National Coming Out Day is an awareness day that was initially observed in the US in the late 80s, but (under the umbrella of the Human Rights Campaign) has now grown to become a day that is recognised internationally.
The HRC describes National Coming Out Day as a day to celebrate people who have come out as lesbian, gay, bisexual, transgender, queer (LGBTQ). To ‘come out’ means to be open about your sexuality.
The obvious question is whether this is still a valid concept. You would think that with the equality legislation and social acceptance that is now evident in most western countries, that the idea of ‘coming out’ would be a bit irrelevant — this is 2016 after all.
But it’s not irrelevant. I’m not sure that it will ever be irrelevant.

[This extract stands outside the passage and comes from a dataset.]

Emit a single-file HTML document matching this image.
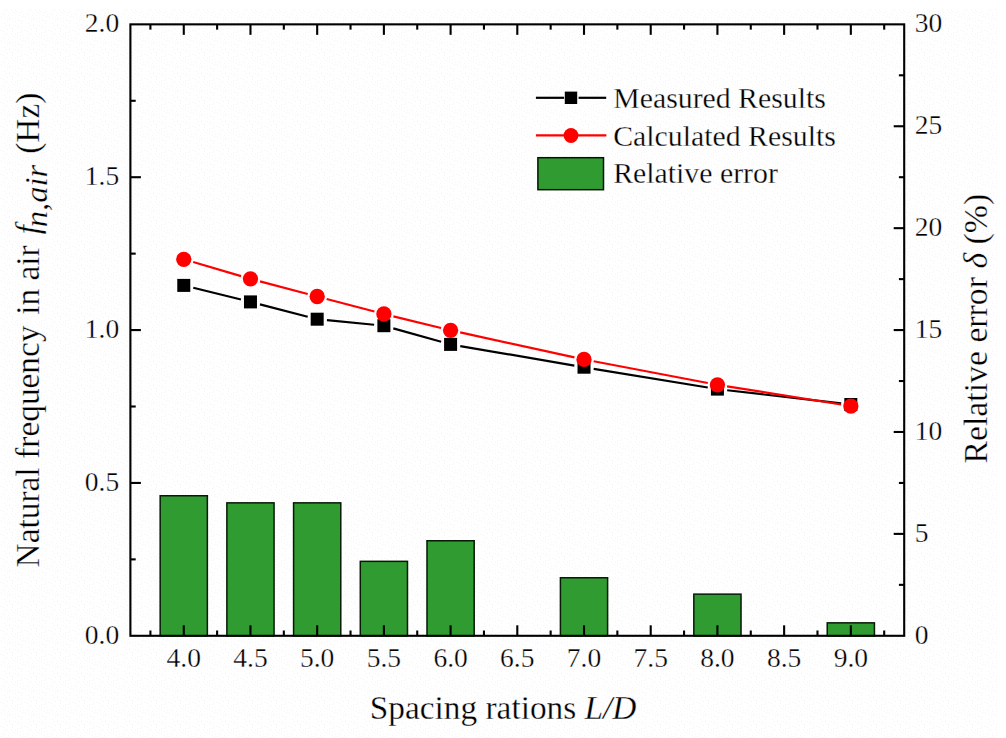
<!DOCTYPE html>
<html><head><meta charset="utf-8"><title>chart</title>
<style>
html,body{margin:0;padding:0;background:#fff;}
body{width:1006px;height:738px;overflow:hidden;}
svg{display:block;}
text{font-family:"Liberation Serif",serif;fill:#000;stroke:#fff;stroke-width:0.3px;}
.tk{font-size:27.5px;}
.ti{font-size:33.35px;}
.lg{font-size:29.8px;}
.it{font-style:italic;}
</style></head><body>
<svg width="1006" height="738" viewBox="0 0 1006 738">
<rect x="0" y="0" width="1006" height="738" fill="#ffffff"/>
<defs><pattern id="dz" width="24" height="24" patternUnits="userSpaceOnUse"><g fill="#f5f5f5"><rect x="10" y="4" width="1" height="1"/><rect x="12" y="20" width="1" height="1"/><rect x="1" y="2" width="1" height="1"/><rect x="17" y="3" width="1" height="1"/><rect x="11" y="18" width="1" height="1"/><rect x="1" y="16" width="1" height="1"/><rect x="6" y="1" width="1" height="1"/><rect x="2" y="13" width="1" height="1"/><rect x="13" y="2" width="1" height="1"/><rect x="17" y="13" width="1" height="1"/><rect x="1" y="18" width="1" height="1"/><rect x="3" y="7" width="1" height="1"/><rect x="20" y="20" width="1" height="1"/><rect x="18" y="1" width="1" height="1"/><rect x="18" y="18" width="1" height="1"/><rect x="9" y="13" width="1" height="1"/><rect x="4" y="17" width="1" height="1"/><rect x="9" y="17" width="1" height="1"/><rect x="21" y="5" width="1" height="1"/><rect x="18" y="20" width="1" height="1"/><rect x="6" y="11" width="1" height="1"/><rect x="22" y="2" width="1" height="1"/><rect x="19" y="6" width="1" height="1"/><rect x="15" y="21" width="1" height="1"/><rect x="11" y="9" width="1" height="1"/><rect x="7" y="5" width="1" height="1"/><rect x="22" y="7" width="1" height="1"/><rect x="15" y="10" width="1" height="1"/><rect x="23" y="14" width="1" height="1"/><rect x="9" y="19" width="1" height="1"/><rect x="4" y="15" width="1" height="1"/><rect x="22" y="11" width="1" height="1"/><rect x="19" y="15" width="1" height="1"/><rect x="8" y="15" width="1" height="1"/><rect x="22" y="21" width="1" height="1"/><rect x="19" y="3" width="1" height="1"/><rect x="15" y="1" width="1" height="1"/><rect x="6" y="9" width="1" height="1"/><rect x="4" y="23" width="1" height="1"/><rect x="12" y="15" width="1" height="1"/><rect x="2" y="5" width="1" height="1"/><rect x="14" y="12" width="1" height="1"/><rect x="17" y="8" width="1" height="1"/><rect x="4" y="13" width="1" height="1"/><rect x="12" y="7" width="1" height="1"/><rect x="4" y="2" width="1" height="1"/><rect x="5" y="4" width="1" height="1"/><rect x="7" y="21" width="1" height="1"/><rect x="15" y="18" width="1" height="1"/><rect x="9" y="0" width="1" height="1"/><rect x="17" y="11" width="1" height="1"/><rect x="22" y="16" width="1" height="1"/><rect x="21" y="23" width="1" height="1"/><rect x="12" y="12" width="1" height="1"/><rect x="20" y="12" width="1" height="1"/><rect x="14" y="5" width="1" height="1"/><rect x="3" y="10" width="1" height="1"/><rect x="6" y="19" width="1" height="1"/><rect x="12" y="4" width="1" height="1"/><rect x="20" y="8" width="1" height="1"/><rect x="15" y="14" width="1" height="1"/><rect x="9" y="2" width="1" height="1"/><rect x="0" y="6" width="1" height="1"/><rect x="7" y="17" width="1" height="1"/></g></pattern></defs>
<rect x="0" y="9" width="997" height="729" fill="url(#dz)"/>
<g fill="#309b31" stroke="#061a06" stroke-width="1.50">
<rect x="160.17" y="495.75" width="47.20" height="140.05"/>
<rect x="226.87" y="502.85" width="47.20" height="132.95"/>
<rect x="293.58" y="502.85" width="47.20" height="132.95"/>
<rect x="360.29" y="561.35" width="47.20" height="74.45"/>
<rect x="426.99" y="540.75" width="47.20" height="95.05"/>
<rect x="560.41" y="577.75" width="47.20" height="58.05"/>
<rect x="693.82" y="594.15" width="47.20" height="41.65"/>
<rect x="827.23" y="622.85" width="47.20" height="12.95"/>
</g>
<g stroke="#000" stroke-width="2.20" fill="none">
<line x1="193.28" y1="287.75" x2="240.96" y2="299.55"/>
<line x1="259.96" y1="304.36" x2="307.69" y2="316.74"/>
<line x1="326.93" y1="320.15" x2="374.13" y2="324.75"/>
<line x1="393.32" y1="328.35" x2="441.16" y2="341.75"/>
<line x1="460.25" y1="346.05" x2="574.35" y2="365.55"/>
<line x1="593.68" y1="368.79" x2="707.75" y2="387.51"/>
<line x1="727.16" y1="390.22" x2="841.10" y2="403.38"/>
</g>
<g fill="#000">
<rect x="177.27" y="278.90" width="13" height="13"/>
<rect x="243.97" y="295.40" width="13" height="13"/>
<rect x="310.68" y="312.70" width="13" height="13"/>
<rect x="377.39" y="319.20" width="13" height="13"/>
<rect x="444.09" y="337.90" width="13" height="13"/>
<rect x="577.51" y="360.70" width="13" height="13"/>
<rect x="710.92" y="382.60" width="13" height="13"/>
<rect x="844.33" y="398.00" width="13" height="13"/>
</g>
<g stroke="#ff0000" stroke-width="2.20" fill="none">
<line x1="193.17" y1="262.06" x2="241.07" y2="276.09"/>
<line x1="259.95" y1="281.36" x2="307.71" y2="293.99"/>
<line x1="326.66" y1="298.99" x2="374.41" y2="311.51"/>
<line x1="393.41" y1="316.33" x2="441.07" y2="327.97"/>
<line x1="460.17" y1="332.39" x2="574.43" y2="357.36"/>
<line x1="593.63" y1="361.28" x2="707.79" y2="382.97"/>
<line x1="727.10" y1="386.34" x2="841.16" y2="404.51"/>
</g>
<g fill="#ff0000">
<circle cx="183.77" cy="259.30" r="7.65"/>
<circle cx="250.47" cy="278.85" r="7.65"/>
<circle cx="317.18" cy="296.50" r="7.65"/>
<circle cx="383.89" cy="314.00" r="7.65"/>
<circle cx="450.59" cy="330.30" r="7.65"/>
<circle cx="584.01" cy="359.45" r="7.65"/>
<circle cx="717.42" cy="384.80" r="7.65"/>
<circle cx="850.83" cy="406.05" r="7.65"/>
</g>
<g stroke="#000" stroke-width="2.10" fill="none" stroke-linecap="butt">
<rect x="130.40" y="24.35" width="773.80" height="611.45"/>
<line x1="150.41" y1="635.80" x2="150.41" y2="630.50"/><line x1="150.41" y1="24.35" x2="150.41" y2="29.65"/>
<line x1="183.77" y1="635.80" x2="183.77" y2="625.30"/><line x1="183.77" y1="24.35" x2="183.77" y2="34.85"/>
<line x1="217.12" y1="635.80" x2="217.12" y2="630.50"/><line x1="217.12" y1="24.35" x2="217.12" y2="29.65"/>
<line x1="250.47" y1="635.80" x2="250.47" y2="625.30"/><line x1="250.47" y1="24.35" x2="250.47" y2="34.85"/>
<line x1="283.83" y1="635.80" x2="283.83" y2="630.50"/><line x1="283.83" y1="24.35" x2="283.83" y2="29.65"/>
<line x1="317.18" y1="635.80" x2="317.18" y2="625.30"/><line x1="317.18" y1="24.35" x2="317.18" y2="34.85"/>
<line x1="350.53" y1="635.80" x2="350.53" y2="630.50"/><line x1="350.53" y1="24.35" x2="350.53" y2="29.65"/>
<line x1="383.89" y1="635.80" x2="383.89" y2="625.30"/><line x1="383.89" y1="24.35" x2="383.89" y2="34.85"/>
<line x1="417.24" y1="635.80" x2="417.24" y2="630.50"/><line x1="417.24" y1="24.35" x2="417.24" y2="29.65"/>
<line x1="450.59" y1="635.80" x2="450.59" y2="625.30"/><line x1="450.59" y1="24.35" x2="450.59" y2="34.85"/>
<line x1="483.95" y1="635.80" x2="483.95" y2="630.50"/><line x1="483.95" y1="24.35" x2="483.95" y2="29.65"/>
<line x1="517.30" y1="635.80" x2="517.30" y2="625.30"/><line x1="517.30" y1="24.35" x2="517.30" y2="34.85"/>
<line x1="550.65" y1="635.80" x2="550.65" y2="630.50"/><line x1="550.65" y1="24.35" x2="550.65" y2="29.65"/>
<line x1="584.01" y1="635.80" x2="584.01" y2="625.30"/><line x1="584.01" y1="24.35" x2="584.01" y2="34.85"/>
<line x1="617.36" y1="635.80" x2="617.36" y2="630.50"/><line x1="617.36" y1="24.35" x2="617.36" y2="29.65"/>
<line x1="650.71" y1="635.80" x2="650.71" y2="625.30"/><line x1="650.71" y1="24.35" x2="650.71" y2="34.85"/>
<line x1="684.07" y1="635.80" x2="684.07" y2="630.50"/><line x1="684.07" y1="24.35" x2="684.07" y2="29.65"/>
<line x1="717.42" y1="635.80" x2="717.42" y2="625.30"/><line x1="717.42" y1="24.35" x2="717.42" y2="34.85"/>
<line x1="750.77" y1="635.80" x2="750.77" y2="630.50"/><line x1="750.77" y1="24.35" x2="750.77" y2="29.65"/>
<line x1="784.13" y1="635.80" x2="784.13" y2="625.30"/><line x1="784.13" y1="24.35" x2="784.13" y2="34.85"/>
<line x1="817.48" y1="635.80" x2="817.48" y2="630.50"/><line x1="817.48" y1="24.35" x2="817.48" y2="29.65"/>
<line x1="850.83" y1="635.80" x2="850.83" y2="625.30"/><line x1="850.83" y1="24.35" x2="850.83" y2="34.85"/>
<line x1="884.19" y1="635.80" x2="884.19" y2="630.50"/><line x1="884.19" y1="24.35" x2="884.19" y2="29.65"/>
<line x1="130.40" y1="559.37" x2="135.70" y2="559.37"/>
<line x1="130.40" y1="482.94" x2="140.90" y2="482.94"/>
<line x1="130.40" y1="406.51" x2="135.70" y2="406.51"/>
<line x1="130.40" y1="330.07" x2="140.90" y2="330.07"/>
<line x1="130.40" y1="253.64" x2="135.70" y2="253.64"/>
<line x1="130.40" y1="177.21" x2="140.90" y2="177.21"/>
<line x1="130.40" y1="100.78" x2="135.70" y2="100.78"/>
<line x1="904.20" y1="584.85" x2="898.90" y2="584.85"/>
<line x1="904.20" y1="533.89" x2="893.70" y2="533.89"/>
<line x1="904.20" y1="482.94" x2="898.90" y2="482.94"/>
<line x1="904.20" y1="431.98" x2="893.70" y2="431.98"/>
<line x1="904.20" y1="381.03" x2="898.90" y2="381.03"/>
<line x1="904.20" y1="330.07" x2="893.70" y2="330.07"/>
<line x1="904.20" y1="279.12" x2="898.90" y2="279.12"/>
<line x1="904.20" y1="228.17" x2="893.70" y2="228.17"/>
<line x1="904.20" y1="177.21" x2="898.90" y2="177.21"/>
<line x1="904.20" y1="126.26" x2="893.70" y2="126.26"/>
<line x1="904.20" y1="75.30" x2="898.90" y2="75.30"/>
</g>
<g class="tk">
<text x="119.2" y="643.70" text-anchor="end">0.0</text>
<text x="119.2" y="490.84" text-anchor="end">0.5</text>
<text x="119.2" y="337.97" text-anchor="end">1.0</text>
<text x="119.2" y="185.11" text-anchor="end">1.5</text>
<text x="119.2" y="32.25" text-anchor="end">2.0</text>
<text x="914.7" y="643.70">0</text>
<text x="914.7" y="541.79">5</text>
<text x="914.7" y="439.88">10</text>
<text x="914.7" y="337.97">15</text>
<text x="914.7" y="236.07">20</text>
<text x="914.7" y="134.16">25</text>
<text x="914.7" y="32.25">30</text>
<text x="183.77" y="667.3" text-anchor="middle">4.0</text>
<text x="250.47" y="667.3" text-anchor="middle">4.5</text>
<text x="317.18" y="667.3" text-anchor="middle">5.0</text>
<text x="383.89" y="667.3" text-anchor="middle">5.5</text>
<text x="450.59" y="667.3" text-anchor="middle">6.0</text>
<text x="517.30" y="667.3" text-anchor="middle">6.5</text>
<text x="584.01" y="667.3" text-anchor="middle">7.0</text>
<text x="650.71" y="667.3" text-anchor="middle">7.5</text>
<text x="717.42" y="667.3" text-anchor="middle">8.0</text>
<text x="784.13" y="667.3" text-anchor="middle">8.5</text>
<text x="850.83" y="667.3" text-anchor="middle">9.0</text>
</g>
<text class="ti" x="369.8" y="719.0" xml:space="preserve">Spacing rations <tspan class="it">L/D</tspan></text>
<text class="ti" transform="translate(38.6,567.4) rotate(-90)" xml:space="preserve">Natural<tspan dx="0.4"> frequency</tspan><tspan dx="2.4"> in</tspan><tspan dx="-0.1"> air</tspan><tspan dx="2.9"> </tspan><tspan class="it">f</tspan><tspan class="it" style="font-size:32.6px" dx="-2.3" dy="8.7">n,air</tspan><tspan dx="2.7" dy="-8.7"> (Hz)</tspan></text>
<text class="ti" style="font-size:33.75px" transform="translate(986.5,463.5) rotate(-90)" xml:space="preserve">Relative error <tspan class="it">δ</tspan> (%)</text>
<g stroke="#000" stroke-width="2.2"><line x1="535.9" y1="97.8" x2="564.1" y2="97.8"/><line x1="578.6" y1="97.8" x2="606.2" y2="97.8"/></g>
<rect x="564.8" y="91.6" width="12.4" height="12.4" fill="#000"/>
<g stroke="#ff0000" stroke-width="2.2"><line x1="535.9" y1="135.4" x2="606.4" y2="135.4"/></g>
<circle cx="571" cy="135.5" r="7.4" fill="#ff0000"/>
<rect x="537.9" y="157.7" width="65.6" height="32" fill="#309b31" stroke="#041404" stroke-width="1.5"/>
<g class="lg">
<text x="613.2" y="108.2">Measured Results</text>
<text x="613.2" y="145.7">Calculated Results</text>
<text x="613.2" y="183.2">Relative error</text>
</g>
</svg>
</body></html>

My own coming out moment was about 20 years ago. I was in my mid-20s. It wasn’t anything dramatic, I just kind of blurted it out one night while having dinner with my parents. Maybe I’d had a few too many glasses of wine. There was nothing particularly brave about my coming out — I was confident in the love and support of my family, my close friends already knew, I’d moved away from home to a city where there was a pretty healthy gay scene. I guess I’d just got tired of pretending to be something I wasn’t.
For a few years after I felt a bit of pressure to ‘come out’ again with each new job I started, or new social situation. These days that doesn’t seem to be an issue. It seems to be fairly obvious to everyone that I meet that I’m into guys.
If you’re not gay (or lesbian, or identifying in any of the other queer categories), then it may be a difficult to understand what all the fuss is about. Everyone loves gays, right?
Every queer person’s journey is a bit different, it is their own, but in my head the act of ‘coming out’ is more about reaching an acceptance of yourself than about what anyone else thinks. To be able to say confidently to friends, family, or total strangers that ‘this is me — I’m gay’ is a personal declaration that you know who you are. That’s a pretty big deal.
Today is National Coming Out Day. My name is Gareth — I’m gay.